Our big news this semester is that we pulled the kids out of school at the end of October. Again. I know, I know. Initially it seemed like things were going great. For the first month, there were no mornings fights about getting ready. The kids went to be fairly easily. They talked about school, seemed to be making advances, etc, etc. I hated it. I hated the schedule. I hated not being able to do anything unless it revolved around their school hours...it was made doubly harder by being pregnant but they were happy so I dealt with it.
Then things started to slowly turn back into what we had experienced before. Umberto complained bitterly every morning. He was starting to talk about not being able to do the work, and it was apparent that he was falling behind and that his esteem was suffering. Camille was starting to act out again, hitting Piper being rude and having emotional outbursts with us. And it was a lot to deal with coupled with a four year old and a pregnant body. I appreciated their teachers' efforts but the reality was that the kids, both of them, needed a lot more one on one. Something that is pretty much impossible in most class rooms. H and I talked about it a great deal. I talked to my mom about (she had them on Tuesday and Thursdays). Both were counseling me to pull them out which was a big deal. Neither of them had really been 100% behind the homeschooling so for them to say "Pull them out" told me that my instinct wasn't off.

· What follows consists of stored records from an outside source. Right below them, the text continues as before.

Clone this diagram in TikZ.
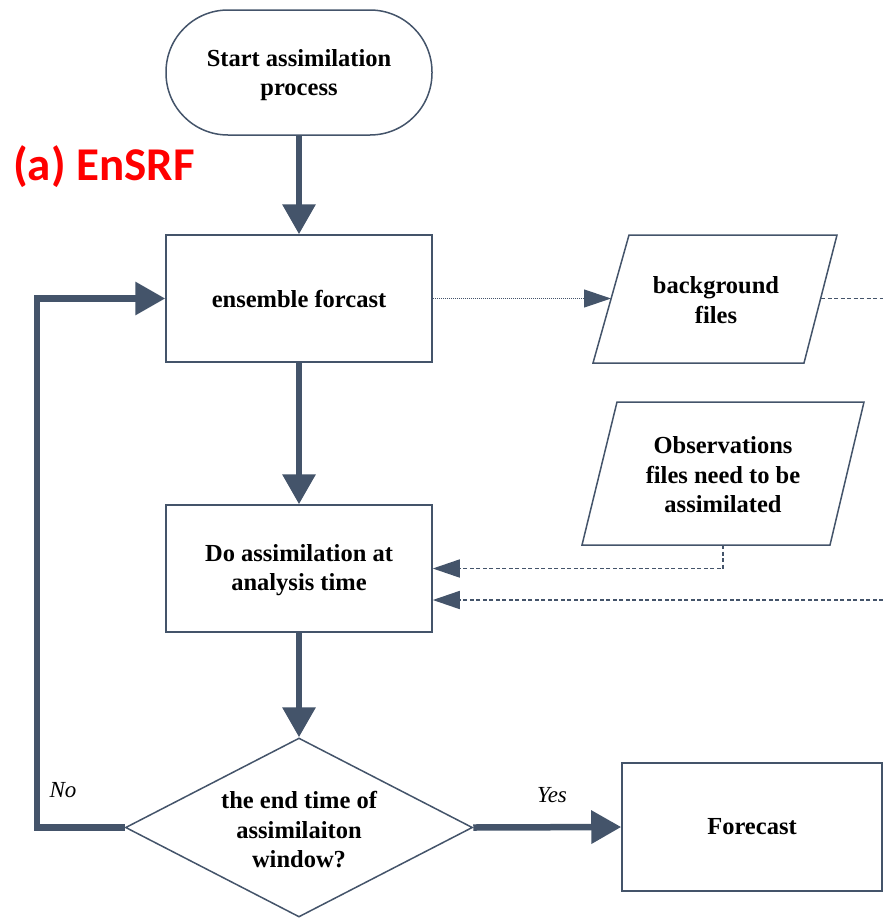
\documentclass[tikz,border=0pt]{standalone}
\usepackage{fontspec}
\setmainfont{Liberation Serif}
\newfontfamily\calibfont{Carlito}
\usetikzlibrary{arrows.meta,shapes.geometric}
\definecolor{slate}{HTML}{44546A}
\begin{document}
\begin{tikzpicture}[x=1pt,y=-1pt,
  txt/.style={align=center, inner sep=0pt, font=\fontsize{24.5}{29.5}\selectfont\bfseries},
  box/.style={txt, draw=slate, line width=1.5pt, fill=white, minimum width=266pt, minimum height=127pt},
  para/.style={draw=slate, line width=1.5pt, fill=white, line join=miter},
  diamondbox/.style={draw=slate, line width=1.5pt, fill=white, shape=diamond, inner sep=0pt, minimum width=347pt, minimum height=179pt},
  flow/.style={draw=slate, line width=6.5pt, line join=miter, -{Triangle[length=30pt,width=32pt]}},
  dasharrow/.style={draw=slate, line width=1.6pt, dash pattern=on 4pt off 2.5pt, -{Triangle[length=27pt,width=18pt]}},
  dotarrow/.style={draw=slate, line width=1.2pt, dash pattern=on 1pt off 1pt, -{Triangle[length=27pt,width=18pt]}},
  dashline/.style={draw=slate, line width=1.6pt, dash pattern=on 4pt off 2.5pt},
  lbl/.style={inner sep=0pt, font=\fontsize{23}{27}\selectfont\itshape}
]
\useasboundingbox (0,0) rectangle (883,918);

% nodes
\node[box, minimum height=125pt, rounded corners=62pt] (start) at (299,72.5) {};
\node[txt] (starttxt) at (299,75) {Start assimilation\\process};
\node[inner sep=0pt, text=red, font=\calibfont\bfseries\fontsize{47}{47}\selectfont] (title) at (104,167) {(a) EnSRF};
\node[box] (ens) at (299,298.5) {ensemble forcast};
\node[box] (da) at (299,568.5) {};
\node[txt] (datxt) at (299,570) {Do assimilation at\\analysis time};
\node[diamondbox] (dia) at (299,827.5) {};
\node[txt] (diatxt) at (299,830) {the end time of\\assimilaiton\\window?};
\node[box, minimum width=260pt, minimum height=128pt] (fc) at (752,827) {Forecast};

% parallelograms
\draw[para] (629,235) -- (837,235) -- (804,363) -- (593,363) -- cycle;
\node[txt] (bg) at (716,300) {background\\files};
\draw[para] (617,402) -- (864,402) -- (830,545) -- (582,545) -- cycle;
\node[txt] (obs) at (723,475) {Observations\\files need to be\\assimilated};

\coordinate (bgL) at (611,298.5);
\coordinate (bgR) at (821,298.5);
\coordinate (bgOut) at (883,298.5);
\coordinate (obsB) at (723,545);
\coordinate (rightIn) at (883,600);
\coordinate (loop) at (37,827.5);

% connectors
\draw[flow] (start.south) -- (ens.north);
\draw[flow] (ens.south) -- (da.north);
\draw[flow] (da.south) -- (dia.north);
\draw[flow] (dia.east) -- (fc.west);
\draw[flow] (dia.west) -- (loop) |- (ens.west);
\draw[dotarrow] (ens.east) -- (bgL);
\draw[dashline] (bgR) -- (bgOut);
\draw[dasharrow] (obsB) |- (da.east);
\draw[dasharrow] (rightIn) -- (rightIn -| da.east);

% labels
\node[lbl] (yes) at (552,795) {Yes};
\node[lbl] (no) at (63,790) {No};
\end{tikzpicture}
\end{document}
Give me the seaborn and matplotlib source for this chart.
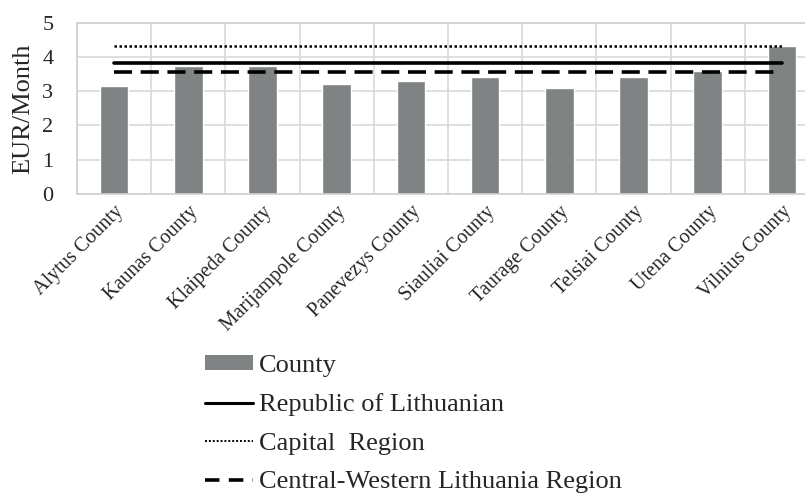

And fueling much of these thoughts was the fact that I missed them. When I had them home in the Spring I was going through some stuff. I was influenced by some people that I think really thought that kids should be out of sight for most of the time. They made snide comments frequently about how we spend so much time with our kids. They certainly thought homeschooling was crazy and one of them made many comments about how lazy homeschooling mothers were. It's hard to home school when that is your support system. It made me doubt my choices. And I wasn't doing much with them! I was so wrapped up in myself and not fully in a good way. Yes I was finishing up a thesis which was a big deal but I was also spending hours on Facebook.
We decided to pull them out at the end of the year. We were hoping Umberto would start reading at that point. But he continued to not only not read but to actually digress. And then my friend, M, started up our old group. We skipped school a couple of times to go hang out with our homeschooling friends. One time we went to the pumpkin farm. The kids had a lovely time. Umberto ran with his old friends, laughing and happy. Camille followed M's oldest daughter around, and played with the animals. They were joyful and carefree in a way I hadn't seen in a long time. At the end of the day as we driving home, Camille said to me "That was the best day EVER!" And i knew that we had to go back to this lifestyle. That it wasn't just me that yearned for those unstructured days. It was the kids.
At the end of October we pulled them out. It was the best decision we made. Umberto's reading has improved dramatically in the last few weeks. His love of books had returned. We spend hours reading chapter books together. Camille is about as chilled as Camille ever gets. She continues to great academically perhaps more so because she doesn't have the social pressures that I think pressed in our her.
I don't think they'll ever go back to school...at least not until college, and this suits us as a family just fine.